Applicability of WARN to Sale of Business
The Worker Adjustment and Retraining Notification Act (“WARN”) generally requires that an employer provide 60 days’ advance notice of a plant closing or mass layoff. 29 U.S.C. § 2101 et seq. (1988). The statute also contains exceptions to the notice requirement. An employer may give less than 60 days’ notice where the closing is due to an “unforeseeable business circumstance.” In addition, in a “faltering company” situation, where the company is actively seeking capital or business that (if obtained) would avert the closing, the employer may give less than 60 days’ notice where providing earlier notice would jeopardize the company’s efforts to secure such capital or business. However, under both exceptions to WARN, the statute requires that the employer provide a written notice “as soon as practicable” and requires that the notice contain “a brief statement of the reason for reducing the notice period.” In the first ruling on the issue, the U.S. Court of Appeals for the Ninth Circuit in San Francisco has held that such an explanation must provide sufficiently specific information to assist employees in determining whether the notice period was lawfully shortened. Alarcon v. Keller Industries, Inc., 27 F.3d 386 (9th Cir. 1994). The court ruled that even where an exception to WARN clearly applies, an employer may be liable for violations of the statute if its notice to employees does not contain the required explanation justifying a shortened notice period.

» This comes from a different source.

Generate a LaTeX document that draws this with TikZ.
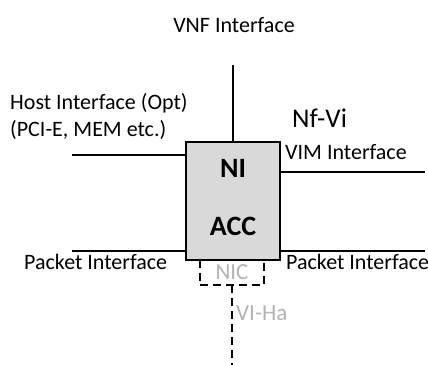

Keller Industries, which manufactures outdoor furniture, had experienced a severe business downturn in 1990 and 1991. The company had been unsuccessful over several months in its attempts to increase its sales and to secure capital financing. Efforts to find a buyer for the company were similarly unsuccessful. On July 22, 1991, the bank which had been providing operating capital for the business informed management that it would be immediately withdrawing its funding. The company had no choice but to close its three plants. Workers were notified on July 25 of their terminations, which were effective the next day. The company’s notice letter included the following statement:
The operating performance of the Furniture Division has been disappointing and the substandard working capital required of business does not make it a viable entity.
In an attempt to save the jobs of the Furniture Division employees, Keller pursued several options for possible purchase, but was unable to secure a qualified buyer. Further, Keller was unable to find parties interested in supplying the enormous working capital for such a high risk and under performing business… Please consider this letter to be your official notice as required by [WARN], and specifically by 2102 Section 3(b)(1).
Several employees sued under WARN, alleging that the company had failed to provide the required 60 days’ notice of the plant closing. During the litigation, the plaintiffs conceded that the plant closing fell within both the “unforeseeable business circumstance” and “faltering company” exceptions to WARN’s notice requirement. However, the plaintiffs claimed that the company’s notice lacked an adequate statement of the reasons for the shortened notice period and therefore was invalid.
The court accepted the plaintiffs’ theory of the case; if the notice did not provide an adequate statement of the reasons for the shortened notice, it would be invalid under WARN and the plaintiffs would be entitled to judgment. After reviewing the statutory language and legislative history, the court concluded that the purpose of the “brief statement” requirement is “to provide employees with information that would assist them in determining whether the notice was properly shortened.” Such a statement, the court reasoned, “should set forth the underlying factual events which led to the shortened period, thereby allowing workers to understand the employer’s situation and its reasons for shortening the notice period.” The notice must provide “adequate, specific explanation” of the factual circumstances.
Keller’s notice stated that “Keller was unable to find parties interested in supplying the enormous working capital for such a high risk and under performing business” and specifically referred to 29 U.S.C. § 2102(3)(b)(1), which is the faltering company exception. The company asserted that this statement, combined with other statements in the notice about the poor performance of the company and the inability to find a buyer, was adequate notice under both the unforeseeable business circumstances and faltering company exceptions to WARN.
The court, however, found the notice to be insufficiently detailed under the unforeseeable business circumstances exception because it did not specifically refer to the withdrawal of funding by the bank. Had this been the only applicable exception under WARN, the company’s notice would have been invalid. The court went on to note that a sufficiently clear statement might have avoided litigation. The court suggested that the following alternative language would have been adequate: “the notice is short because our bank has unexpectedly notified us that it will no longer provide working capital for the Division as of this date and we can find no other party interested in providing such capital.”
Nevertheless, the court ruled in favor of the company, finding that the notice was minimally adequate under the faltering company exception because it specifically referred to the inability to secure “working capital” and stated that Keller had pursued several options. Also, Keller’s specific citation to the faltering company provision in the statute put the employees on notice of the basis for shortening the notice period. “The cumulative effect of this information was to provide a sufficiently specific statement of the basis for the shortened notice period.” Although the brief statement in the notice could have been clearer, it was sufficient to be valid under WARN.
Employers seeking the shelter of the exceptions to WARN must provide to the affected employees a clear and detailed explanation of the reasons why full notice was not provided. The court’s admonition in Alarcon is sound: furnishing a clear, detailed, and factually specific notice will serve to satisfy the intent of the statute and avoid needless litigation.